Mostly, she says, she began The Founding Moms because she wanted to figure out what other people were doing to incorporate their kids into their working lives. She still encourages members – some 8,000 in 40 cities in nine countries – to bring their children to meetings. But she says many women are cautious at first.
“It’s like our culture makes it seem that if you want to be a real businessperson, you can’t have children anywhere around you,” she says. “But children make you more effective.”
Salzman does see a huge need for more-flexible child care, particularly for mothers. Like Jackson and Ricks, she sees answers in a co-working-plus-child-care space, which she hopes to start herself in the Chicago suburb of Oak Park.
Within a week of announcing her plans, nearly 100 women signed up to be notified when they could join, she says. Other moms and dads offered to prepay to reserve space.

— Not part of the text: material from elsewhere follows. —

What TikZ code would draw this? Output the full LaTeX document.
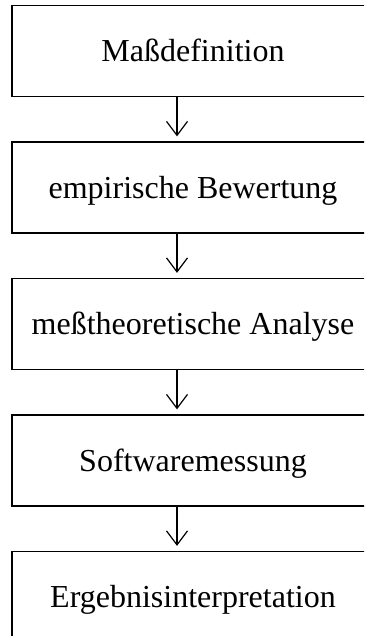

She admits that starting the business has been “unbelievably hard” – mainly because she has struggled to find the right space and to explain the “co-working” concept to landlords. But she remains undaunted. “I hear so much about how hard it is,” she says. “And I think, c’mon, there’s got to be a solution. We’ve found solutions to things way more complex than this.”
Others, though, say that the only solution for everyone is major government intervention. Many countries in Western Europe developed programs in the 1990s to ease the cost of child care for working families – in large part to support maternal employment.
“We’ve reached a saturation point, and we just need to recognize that,” says Glass of UT Austin. “I don’t see how this can be done individually and on an ad hoc basis. This is a big job. Expecting parents to just figure it out – it’s like telling a group of parents to start their own school. We just don’t do that.”
* In the original version, the reach of The Founding Moms was incorrectly described.